Chancellor Angela Merkel’s conservatives lost out in two out of three regional state elections yesterday as Germans gave a thumbs-down to her accommodating refugee policy with a big vote for the anti-immigration Alternative for Germany (AfD).
The poor showing in both Baden-Wuerttemberg and Rhineland-Palatinate represented a worst-case scenario for Merkel, who has staked her legacy on her decision last year to open Germany’s doors to more than 1mn migrants.
The backlash was also visible in Saxony-Anhalt in former East Germany, where Merkel’s conservative Christian Democrats (CDU) remained the largest party but the AfD grabbed 21.5%.
“We have fundamental problems in Germany that led to this election result,” said AfD chief Frauke Petry, whose party entered all three regional parliaments.
The result is a setback for Merkel just as she is trying to use her status as Europe’s most powerful leader to seal a European Union deal with Turkey to stem the tide of migrants.
She alarmed many EU leaders last week by agreeing a last-minute draft deal with Turkey to stop the migrant flow and demanding their support.
Now weakened by the state polls, she must seek their backing this week to seal the deal.
In Baden-Wuerttemberg in the southwest, a CDU stronghold for more than 50 years before turning to a Green-led coalition with the SPD in 2011 after the Fukushima nuclear disaster in Japan, the Greens came home first with 32.5%.
The CDU took 27.5%, according to exit polls on the broadcaster ZDF.
Even more damaging for the CDU was the result in Rhineland-Palatinate, the state of former chancellor Helmut Kohl.
There, the CDU’s Julia Kloeckner, who had positioned herself as a candidate to succeed Merkel one day, lost out to Social Democrat (SPD) incumbent state premier Malu Dreyer.
The SPD won 37.5% of the vote to the CDU’s 33%, the ZDF exit poll indicated.
In Saxony-Anhalt, the CDU remained the biggest party on 30.5%, but the AfD grabbed 21.5%, even surpassing the SPD, Merkel’s coalition partner in Berlin.
It was the first time the AfD had become the second-biggest party in any regional state.
Already represented in five of Germany’s 16 regional parliaments, the anti-immigrant party campaigned on slogans such as “Secure the borders” and “Stop the asylum chaos”.
Turnout in all three states was much higher than in 2011, rising by 5.7 percentage points in Baden-Wuerttemberg, by 9.7 points in Rhineland-Palatinate, and by 11.8 points in Saxony-Anhalt.

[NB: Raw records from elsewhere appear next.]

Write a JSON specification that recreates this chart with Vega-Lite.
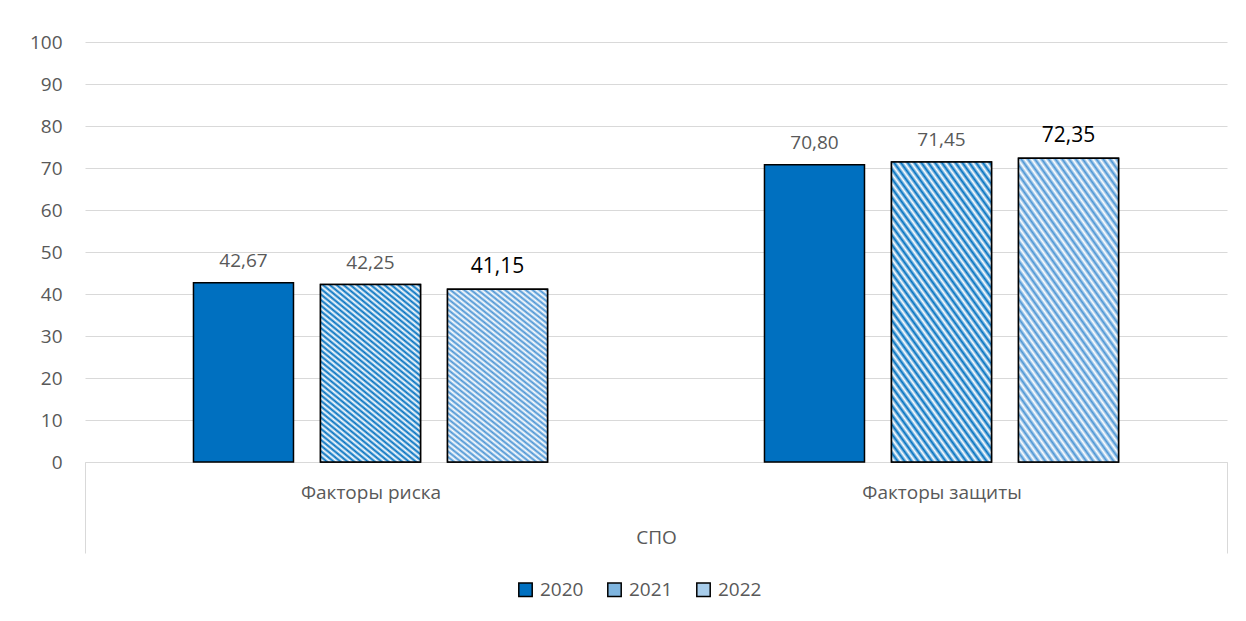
{
  "$schema": "https://vega.github.io/schema/vega-lite/v6.json",
  "width": 1142,
  "height": 420,
  "autosize": {"type": "none"},
  "padding": {"left": 85, "top": 42, "right": 19, "bottom": 159},
  "background": "#ffffff",
  "data": {"values": [
    {"cat": "Факторы риска", "year": "2020", "value": 42.67},
    {"cat": "Факторы риска", "year": "2021", "value": 42.25},
    {"cat": "Факторы риска", "year": "2022", "value": 41.15},
    {"cat": "Факторы защиты", "year": "2020", "value": 70.80},
    {"cat": "Факторы защиты", "year": "2021", "value": 71.45},
    {"cat": "Факторы защиты", "year": "2022", "value": 72.35}
  ]},
  "encoding": {
    "x": {
      "field": "cat", "type": "nominal", "sort": null,
      "scale": {"paddingInner": 0, "paddingOuter": 0},
      "axis": {
        "title": "СПО", "titleY": 75, "titleBaseline": "middle", "titleFontWeight": "normal",
        "titleFontSize": 19, "titleColor": "#595959", "titleFont": "Open Sans",
        "labelAngle": 0, "labelFontSize": 19, "labelColor": "#595959", "labelFont": "Open Sans",
        "labelPadding": -70, "tickSize": 91, "tickBand": "extent", "tickColor": "#d9d9d9", "tickWidth": 1,
        "tickOpacity": {"condition": {"test": "datum.value === 'Факторы риска'", "value": 0}, "value": 1},
        "domainColor": "#d9d9d9", "domainWidth": 1, "grid": false
      }
    },
    "xOffset": {"field": "year", "type": "nominal", "scale": {"domain": ["2020", "2021", "2022"], "paddingInner": 0.2126, "paddingOuter": 0.854}},
    "y": {
      "field": "value", "type": "quantitative",
      "scale": {"domain": [0, 100], "nice": false},
      "axis": {
        "values": [0, 10, 20, 30, 40, 50, 60, 70, 80, 90, 100], "title": null, "domain": false, "ticks": false,
        "labelPadding": 23, "labelFontSize": 19, "labelColor": "#595959", "labelFont": "Open Sans",
        "gridColor": "#d9d9d9", "gridWidth": 1
      }
    }
  },
  "layer": [
    {
      "mark": {"type": "bar", "stroke": "#000000", "strokeWidth": 1.5},
      "encoding": {
        "color": {
          "field": "year", "type": "nominal",
          "scale": {"domain": ["2020", "2021", "2022"], "range": ["#0070c0", "#7fb5df", "#a8cdeb"]},
          "legend": {
            "title": null, "orient": "none", "legendX": 431, "legendY": 538, "direction": "horizontal",
            "symbolType": "square", "symbolSize": 180, "symbolStrokeColor": "#000000", "symbolStrokeWidth": 1.5,
            "labelFontSize": 19, "labelColor": "#595959", "labelFont": "Open Sans", "columnPadding": 20, "labelOffset": 5,
            "encode": {"symbols": {"update": {
              "stroke": {"value": "#000000"},
              "strokeWidth": {"value": 1.5},
              "fill": {"condition": [
                {"test": "datum.value === '2021'", "value": {"gradient": "linear", "x1": 0, "y1": 1, "x2": 0.6, "y2": -0.3, "stops": [
                  {"offset":0,"color":"#0070c0"},{"offset":0.1,"color":"#ffffff"},{"offset":0.2,"color":"#0070c0"},{"offset":0.3,"color":"#ffffff"},{"offset":0.4,"color":"#0070c0"},{"offset":0.5,"color":"#ffffff"},{"offset":0.6,"color":"#0070c0"},{"offset":0.7,"color":"#ffffff"},{"offset":0.8,"color":"#0070c0"},{"offset":0.9,"color":"#ffffff"},{"offset":1,"color":"#0070c0"}]}},
                {"test": "datum.value === '2022'", "value": {"gradient": "linear", "x1": 0, "y1": 1, "x2": 0.6, "y2": -0.3, "stops": [
                  {"offset":0,"color":"#4a94d4"},{"offset":0.1,"color":"#ffffff"},{"offset":0.2,"color":"#4a94d4"},{"offset":0.3,"color":"#ffffff"},{"offset":0.4,"color":"#4a94d4"},{"offset":0.5,"color":"#ffffff"},{"offset":0.6,"color":"#4a94d4"},{"offset":0.7,"color":"#ffffff"},{"offset":0.8,"color":"#4a94d4"},{"offset":0.9,"color":"#ffffff"},{"offset":1,"color":"#4a94d4"}]}}
              ], "value": "#0070c0"}
            }}}
          }
        }
      }
    },
    {
      "transform": [{"filter": "datum.year === '2021'"}],
      "mark": {"type": "bar", "stroke": "#000000", "strokeWidth": 1.5,
        "color": {"gradient": "linear", "x1": 0, "y1": 1, "x2": 0.6, "y2": -0.3, "stops": [
          {"offset":0,"color":"#0070c0"},{"offset":0.01,"color":"#ffffff"},{"offset":0.02,"color":"#0070c0"},{"offset":0.03,"color":"#ffffff"},{"offset":0.04,"color":"#0070c0"},{"offset":0.05,"color":"#ffffff"},{"offset":0.06,"color":"#0070c0"},{"offset":0.07,"color":"#ffffff"},{"offset":0.08,"color":"#0070c0"},{"offset":0.09,"color":"#ffffff"},
          {"offset":0.1,"color":"#0070c0"},{"offset":0.11,"color":"#ffffff"},{"offset":0.12,"color":"#0070c0"},{"offset":0.13,"color":"#ffffff"},{"offset":0.14,"color":"#0070c0"},{"offset":0.15,"color":"#ffffff"},{"offset":0.16,"color":"#0070c0"},{"offset":0.17,"color":"#ffffff"},{"offset":0.18,"color":"#0070c0"},{"offset":0.19,"color":"#ffffff"},
          {"offset":0.2,"color":"#0070c0"},{"offset":0.21,"color":"#ffffff"},{"offset":0.22,"color":"#0070c0"},{"offset":0.23,"color":"#ffffff"},{"offset":0.24,"color":"#0070c0"},{"offset":0.25,"color":"#ffffff"},{"offset":0.26,"color":"#0070c0"},{"offset":0.27,"color":"#ffffff"},{"offset":0.28,"color":"#0070c0"},{"offset":0.29,"color":"#ffffff"},
          {"offset":0.3,"color":"#0070c0"},{"offset":0.31,"color":"#ffffff"},{"offset":0.32,"color":"#0070c0"},{"offset":0.33,"color":"#ffffff"},{"offset":0.34,"color":"#0070c0"},{"offset":0.35,"color":"#ffffff"},{"offset":0.36,"color":"#0070c0"},{"offset":0.37,"color":"#ffffff"},{"offset":0.38,"color":"#0070c0"},{"offset":0.39,"color":"#ffffff"},
          {"offset":0.4,"color":"#0070c0"},{"offset":0.41,"color":"#ffffff"},{"offset":0.42,"color":"#0070c0"},{"offset":0.43,"color":"#ffffff"},{"offset":0.44,"color":"#0070c0"},{"offset":0.45,"color":"#ffffff"},{"offset":0.46,"color":"#0070c0"},{"offset":0.47,"color":"#ffffff"},{"offset":0.48,"color":"#0070c0"},{"offset":0.49,"color":"#ffffff"},
          {"offset":0.5,"color":"#0070c0"},{"offset":0.51,"color":"#ffffff"},{"offset":0.52,"color":"#0070c0"},{"offset":0.53,"color":"#ffffff"},{"offset":0.54,"color":"#0070c0"},{"offset":0.55,"color":"#ffffff"},{"offset":0.56,"color":"#0070c0"},{"offset":0.57,"color":"#ffffff"},{"offset":0.58,"color":"#0070c0"},{"offset":0.59,"color":"#ffffff"},
          {"offset":0.6,"color":"#0070c0"},{"offset":0.61,"color":"#ffffff"},{"offset":0.62,"color":"#0070c0"},{"offset":0.63,"color":"#ffffff"},{"offset":0.64,"color":"#0070c0"},{"offset":0.65,"color":"#ffffff"},{"offset":0.66,"color":"#0070c0"},{"offset":0.67,"color":"#ffffff"},{"offset":0.68,"color":"#0070c0"},{"offset":0.69,"color":"#ffffff"},
          {"offset":0.7,"color":"#0070c0"},{"offset":0.71,"color":"#ffffff"},{"offset":0.72,"color":"#0070c0"},{"offset":0.73,"color":"#ffffff"},{"offset":0.74,"color":"#0070c0"},{"offset":0.75,"color":"#ffffff"},{"offset":0.76,"color":"#0070c0"},{"offset":0.77,"color":"#ffffff"},{"offset":0.78,"color":"#0070c0"},{"offset":0.79,"color":"#ffffff"},
          {"offset":0.8,"color":"#0070c0"},{"offset":0.81,"color":"#ffffff"},{"offset":0.82,"color":"#0070c0"},{"offset":0.83,"color":"#ffffff"},{"offset":0.84,"color":"#0070c0"},{"offset":0.85,"color":"#ffffff"},{"offset":0.86,"color":"#0070c0"},{"offset":0.87,"color":"#ffffff"},{"offset":0.88,"color":"#0070c0"},{"offset":0.89,"color":"#ffffff"},
          {"offset":0.9,"color":"#0070c0"},{"offset":0.91,"color":"#ffffff"},{"offset":0.92,"color":"#0070c0"},{"offset":0.93,"color":"#ffffff"},{"offset":0.94,"color":"#0070c0"},{"offset":0.95,"color":"#ffffff"},{"offset":0.96,"color":"#0070c0"},{"offset":0.97,"color":"#ffffff"},{"offset":0.98,"color":"#0070c0"},{"offset":0.99,"color":"#ffffff"},
          {"offset":1,"color":"#0070c0"}
        ]}
      },
      "encoding": {}
    },
    {
      "transform": [{"filter": "datum.year === '2022'"}],
      "mark": {"type": "bar", "stroke": "#000000", "strokeWidth": 1.5,
        "color": {"gradient": "linear", "x1": 0, "y1": 1, "x2": 0.6, "y2": -0.3, "stops": [
          {"offset":0,"color":"#4a94d4"},{"offset":0.01,"color":"#ffffff"},{"offset":0.02,"color":"#4a94d4"},{"offset":0.03,"color":"#ffffff"},{"offset":0.04,"color":"#4a94d4"},{"offset":0.05,"color":"#ffffff"},{"offset":0.06,"color":"#4a94d4"},{"offset":0.07,"color":"#ffffff"},{"offset":0.08,"color":"#4a94d4"},{"offset":0.09,"color":"#ffffff"},
          {"offset":0.1,"color":"#4a94d4"},{"offset":0.11,"color":"#ffffff"},{"offset":0.12,"color":"#4a94d4"},{"offset":0.13,"color":"#ffffff"},{"offset":0.14,"color":"#4a94d4"},{"offset":0.15,"color":"#ffffff"},{"offset":0.16,"color":"#4a94d4"},{"offset":0.17,"color":"#ffffff"},{"offset":0.18,"color":"#4a94d4"},{"offset":0.19,"color":"#ffffff"},
          {"offset":0.2,"color":"#4a94d4"},{"offset":0.21,"color":"#ffffff"},{"offset":0.22,"color":"#4a94d4"},{"offset":0.23,"color":"#ffffff"},{"offset":0.24,"color":"#4a94d4"},{"offset":0.25,"color":"#ffffff"},{"offset":0.26,"color":"#4a94d4"},{"offset":0.27,"color":"#ffffff"},{"offset":0.28,"color":"#4a94d4"},{"offset":0.29,"color":"#ffffff"},
          {"offset":0.3,"color":"#4a94d4"},{"offset":0.31,"color":"#ffffff"},{"offset":0.32,"color":"#4a94d4"},{"offset":0.33,"color":"#ffffff"},{"offset":0.34,"color":"#4a94d4"},{"offset":0.35,"color":"#ffffff"},{"offset":0.36,"color":"#4a94d4"},{"offset":0.37,"color":"#ffffff"},{"offset":0.38,"color":"#4a94d4"},{"offset":0.39,"color":"#ffffff"},
          {"offset":0.4,"color":"#4a94d4"},{"offset":0.41,"color":"#ffffff"},{"offset":0.42,"color":"#4a94d4"},{"offset":0.43,"color":"#ffffff"},{"offset":0.44,"color":"#4a94d4"},{"offset":0.45,"color":"#ffffff"},{"offset":0.46,"color":"#4a94d4"},{"offset":0.47,"color":"#ffffff"},{"offset":0.48,"color":"#4a94d4"},{"offset":0.49,"color":"#ffffff"},
          {"offset":0.5,"color":"#4a94d4"},{"offset":0.51,"color":"#ffffff"},{"offset":0.52,"color":"#4a94d4"},{"offset":0.53,"color":"#ffffff"},{"offset":0.54,"color":"#4a94d4"},{"offset":0.55,"color":"#ffffff"},{"offset":0.56,"color":"#4a94d4"},{"offset":0.57,"color":"#ffffff"},{"offset":0.58,"color":"#4a94d4"},{"offset":0.59,"color":"#ffffff"},
          {"offset":0.6,"color":"#4a94d4"},{"offset":0.61,"color":"#ffffff"},{"offset":0.62,"color":"#4a94d4"},{"offset":0.63,"color":"#ffffff"},{"offset":0.64,"color":"#4a94d4"},{"offset":0.65,"color":"#ffffff"},{"offset":0.66,"color":"#4a94d4"},{"offset":0.67,"color":"#ffffff"},{"offset":0.68,"color":"#4a94d4"},{"offset":0.69,"color":"#ffffff"},
          {"offset":0.7,"color":"#4a94d4"},{"offset":0.71,"color":"#ffffff"},{"offset":0.72,"color":"#4a94d4"},{"offset":0.73,"color":"#ffffff"},{"offset":0.74,"color":"#4a94d4"},{"offset":0.75,"color":"#ffffff"},{"offset":0.76,"color":"#4a94d4"},{"offset":0.77,"color":"#ffffff"},{"offset":0.78,"color":"#4a94d4"},{"offset":0.79,"color":"#ffffff"},
          {"offset":0.8,"color":"#4a94d4"},{"offset":0.81,"color":"#ffffff"},{"offset":0.82,"color":"#4a94d4"},{"offset":0.83,"color":"#ffffff"},{"offset":0.84,"color":"#4a94d4"},{"offset":0.85,"color":"#ffffff"},{"offset":0.86,"color":"#4a94d4"},{"offset":0.87,"color":"#ffffff"},{"offset":0.88,"color":"#4a94d4"},{"offset":0.89,"color":"#ffffff"},
          {"offset":0.9,"color":"#4a94d4"},{"offset":0.91,"color":"#ffffff"},{"offset":0.92,"color":"#4a94d4"},{"offset":0.93,"color":"#ffffff"},{"offset":0.94,"color":"#4a94d4"},{"offset":0.95,"color":"#ffffff"},{"offset":0.96,"color":"#4a94d4"},{"offset":0.97,"color":"#ffffff"},{"offset":0.98,"color":"#4a94d4"},{"offset":0.99,"color":"#ffffff"},
          {"offset":1,"color":"#4a94d4"}
        ]}
      },
      "encoding": {}
    },
    {
      "mark": {"type": "text", "baseline": "bottom", "dy": -12, "font": "Open Sans"},
      "encoding": {
        "text": {"field": "value", "type": "quantitative", "format": ".2f"},
        "color": {"condition": {"test": "datum.year === '2022'", "value": "#000000"}, "value": "#595959"},
        "size": {"condition": {"test": "datum.year === '2022'", "value": 21}, "value": 19}
      }
    }
  ],
  "config": {
    "view": {"stroke": null},
    "font": "Open Sans",
    "locale": {"number": {"decimal": ",", "thousands": " ", "grouping": [3], "currency": ["", ""]}}
  }
}
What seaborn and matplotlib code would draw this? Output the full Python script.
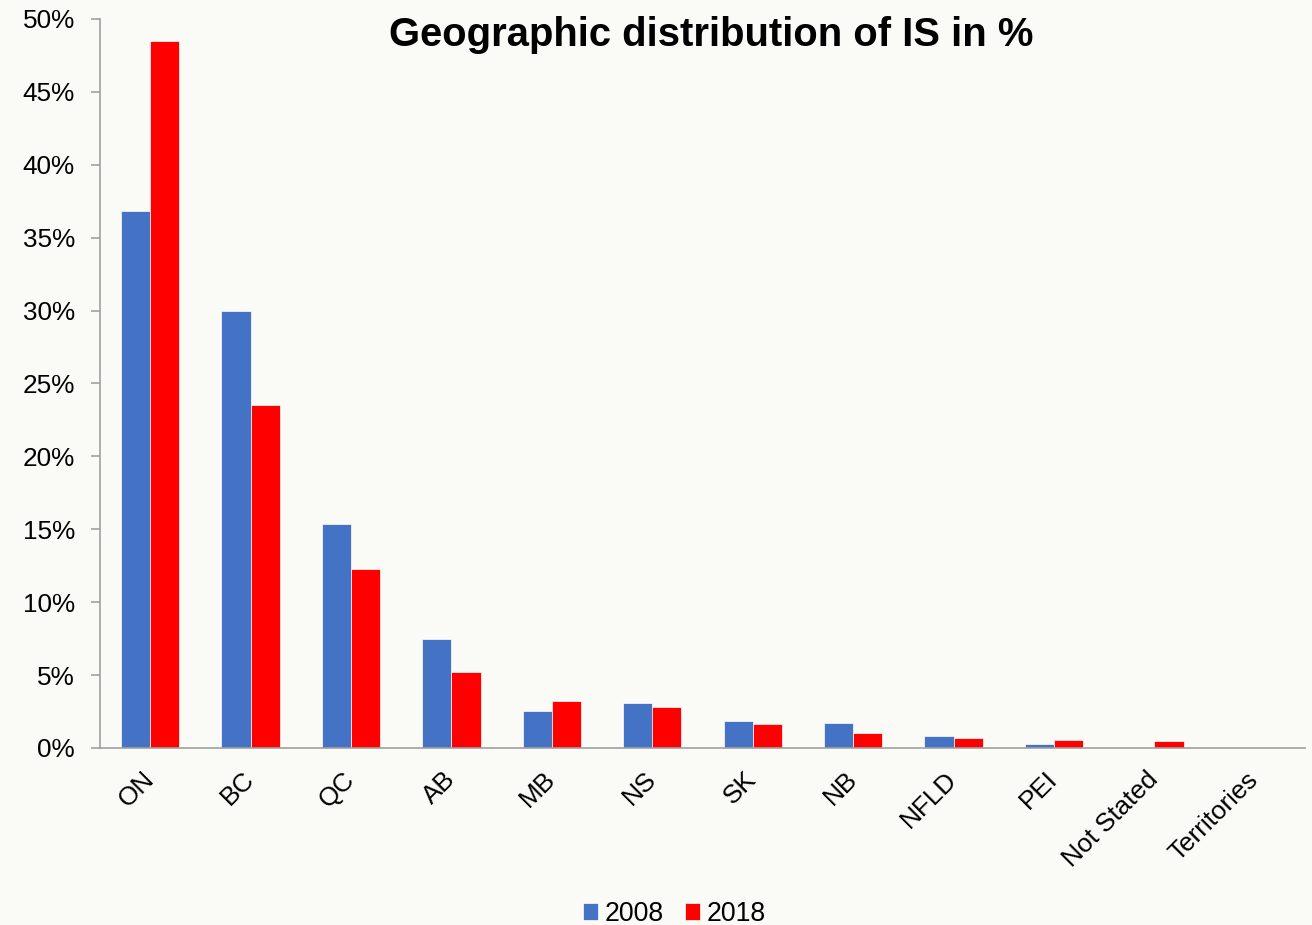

The elections are the biggest since Germany registered a record influx of refugees, and are largely regarded as a referendum on Merkel.
“These elections are very important ... as they will serve as a litmus test for the government’s disputed policy” on refugees, Duesseldorf University political scientist Jens Walther told AFP earlier.
“I am voting to teach the chancellor a lesson because of her politics towards refugees,” Ulrich, 78, told AFP in the Saxony-Anhalt capital Magdeburg, declining to give his surname.
Merkel has been under intense pressure to change course and shut Germany’s doors to migrants and refugees.
But she has resolutely refused to impose a cap on arrivals, insisting instead on common European action that includes distributing refugees among the EU’s 28 member states.
She reiterated her point on Thursday, insisting that imposing a limit on refugee numbers was merely a “short-term pseudo-solution”, and that the only measure that would sustainably bring numbers down was a “concerted European approach”.
As dissent has grown over her stance, AfD has capitalised on the darkening mood.
Founded in 2013 as an anti-euro party, AfD has since morphed into one that sparked a storm in January after suggesting police may have to shoot at migrants at the borders.
Ingeborg Klumpp, a 74-year-old pensioner, went to vote in Stuttgart in the hope that “with my little cross on the ballot paper, I will contribute to the fact that people won’t vote for the AfD”.
“The campaign of hatred they ran these last weeks was horrible,” she said.
On the eve of the vote, Interior Minister Thomas de Maiziere joined calls from both the political mainstream as well as civic and religious groups, urging the electorate to shun AfD.
“AfD has no political programme and no capacity to resolve problems,” he told Die Welt daily on Saturday. “We must make it clear – this party hurts our country.”
Merkel herself described AfD as a “party that does not bring cohesion in society and offers no appropriate solutions to problems, but only stokes prejudices and divisions”.
She has also shrugged them off as a temporary diversion saying that once her government’s policies show results on reducing migrant numbers, “I’m convinced that from there, the support that AfD is enjoying right now will drop off”.